Früher glaubte man es. Der Neuntöter legt Vorräte an, indem er Beute wie Insekten, Spinnen, Wespen oder Eidechsen an Dornen aufspiesst. Der Legende nach deponiert er neun Opfer. Damit macht er seinem Weibchen Brutgeschenke, um Eindruck zu schinden.
Das sind ja Räubergeschichten!
Genau. Mit seiner schwarzen Augenbinde sieht er auch aus wie ein Bandit. In Griechenland wurde ich Zeugin seiner Tätigkeiten.
Wie die Vögel ziehen auch Sie weite Kreise?
Da ich pensioniert bin, verfüge ich über sehr viel Zeit. Ja, im letzten Frühling verbrachte ich zwei Monate lang Vogelferien in Nordfriesland.
Gingen Sie wie James Stewart im Film «Mister Hobbs macht Ferien» mit dem Feldstecher auf Rauchschwalben-Exkursion?

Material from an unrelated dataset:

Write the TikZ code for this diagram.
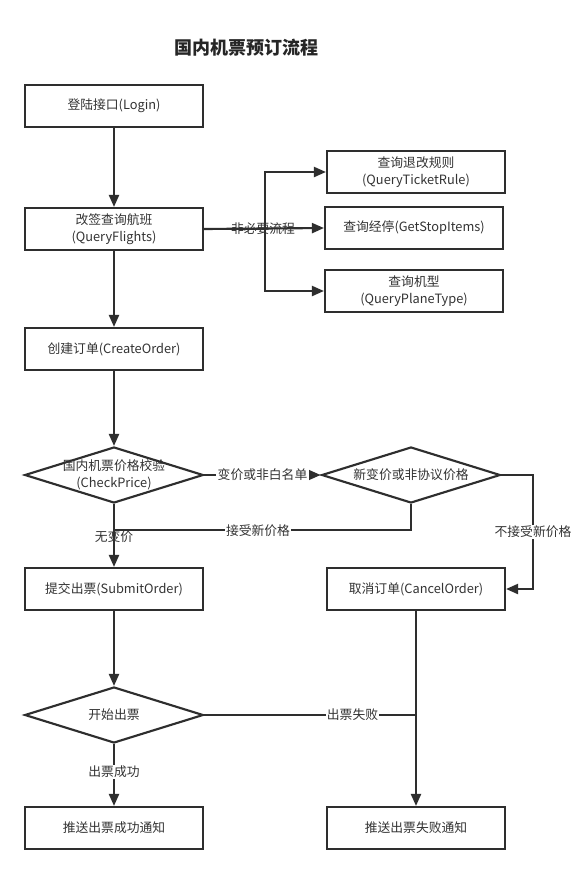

Den Film kenne ich zwar nicht, aber scheinbar ja. Der Feldstecher gehört zur Ausrüstung. Der Vogelzug am Wattenmeer war eine super Weiterbildung. Ich begegnete auch täglich dem Seeadler. Die Weisswangengänse mussten vor dem spektakulären Tier immer auf der Hut sein. Bei den Geschichten aus dem Norden spitzen die «Jungvögu» ihre Ohren.
Warum liegt Ihnen das Projekt «Jungvögu» so am Herzen?
Ich will bei Kindern die Freude an der Natur wecken. Im Sinne von «was man liebt, schützt man». Die Vogelwelt braucht eine jüngere Generation von Ornithologinnen und Ornithologen, die sich engagiert.
Hübsch war die Story der Waldrappdame Shorty, die mehrmals am Zugersee überwinterte, weil sie den Weg ins Winterquartier nicht finden konnte. Kommt es oft vor, dass sich Vögel auf der Durchreise bei uns niederlassen oder sich verirren?
Solche Beobachtungen sind eher selten, aber es gibt sie. So entdeckte ich im August dieses Jahres im Schilf meines Nachbarn eine Rohrammer. Die war auf der Durchreise und blieb nur kurz. Nachdem ich den Fotoapparat holte, war sie bereits wieder weg. Auch den Wendehals sichtete ich in unserem Garten und einmal auf einem Ahorn eine Nachtigall. Mit Geduld fange ich viele Vögel ein mit dem Feldstecher.